Уважение барона еще более возросло. Очевидно, это очень выдающийся врач, если может ставить диагноз по одному внешнему виду, даже не расспрашивая больного о его страданиях.

— Графиня немало превозносила мне вашу проницательность, — сказал он. — Но я хотел бы обратиться к вам еще с одним вопросом, господин профессор Велау. Я обратил внимание на ваше имя. Не в родстве ли вы с Велау-Веленбергом ауф Форшунгштейн?

— Форшунгштейн? — профессор снова схватил барона за руку и пощупал его пульс.

— Ну, да! — подтвердил барон. — Ведь уже не раз бывало, что аристократ из родовитой семьи пренебрегал титулом, когда обстоятельства вынуждали его браться за мещанскую профессию.

— Мещанскую профессию! — вспыхнул Велау. — Сударь, уж не думаете ли вы, что естествоиспытатели принадлежат к цеху сапожников?

— Во всяком случае, это неподходящее занятие для аристократии, — надменно процедил Эберштейн. — Что же касается замка Форшунгштейн, то это — родовое владение одного юного дворянина, который прошлой осенью попал бурной ночью в Эберсбург и просил у меня приюта. О, удивительно любезный юноша — этот Ганс Велау-Веленберг ауф...

— Ауф Форшунгштейн! — договорил профессор, разражаясь бурным хахотом. — Теперь мне все ясно! Еще одна из проделок моего мальчишки. Ведь он сам рассказывал мне, что нашел приют во время бури в старом замке! Мне очень жаль, барон, но безбожный мальчишка обвел вас вокруг пальца! Название «Форшунгштейн»* очень остроумно придумано, но это — единственный титул, на который мы можем претендовать. «Любезный дворянин» — на самом деле просто Ганс Велау, так же, как и я сам, и я дам ему хороший нагоняй сегодня же за самозванство!

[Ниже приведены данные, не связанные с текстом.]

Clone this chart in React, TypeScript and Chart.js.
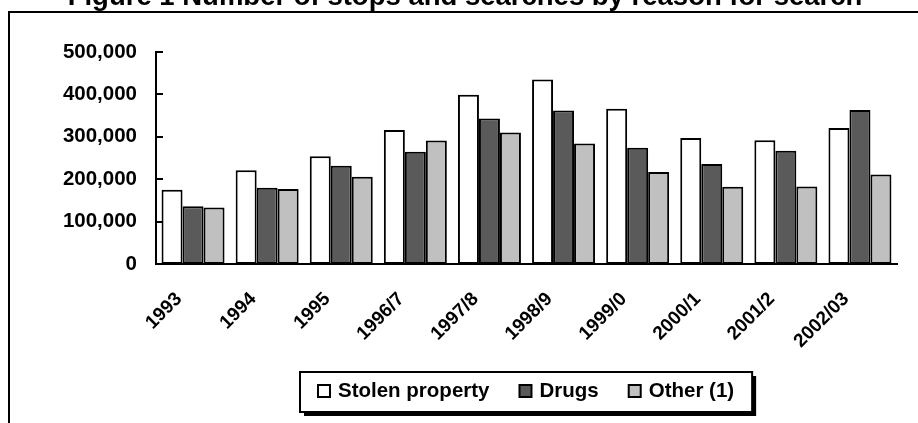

Профессор опять начал безумно хохотать, но старый барон, по-видимому, отнюдь не был расположен принять эту историю с комической стороны. В первый момент он просто онемел от гнева и возмущения, а затем разразился потоком негодующих слов:

— Ваш сын? Просто Ганс Велау? А я принял его, как человека равного мне происхождения! Я обращался с ним совершенно как с равным себе! С молодым человеком без рода, без имени!..

— Ну уж извините! — раздраженно перебил его профессор. — Я вовсе не собираюсь оправдывать эту дурацкую выходку, но что касается «рода и имени», то Ганс, во-первых, мой сын, а я кое-что сделал для науки, а, во-вторых, он сам тоже проявил себя с наивыгоднейшей стороны, хотя и в другой области. Имя Велау может с полным правом стоять рядом с именем Эберштейн, которое обязано своим значением только старым, заржавленным понятиям, ныне совершенно не идущим в счет!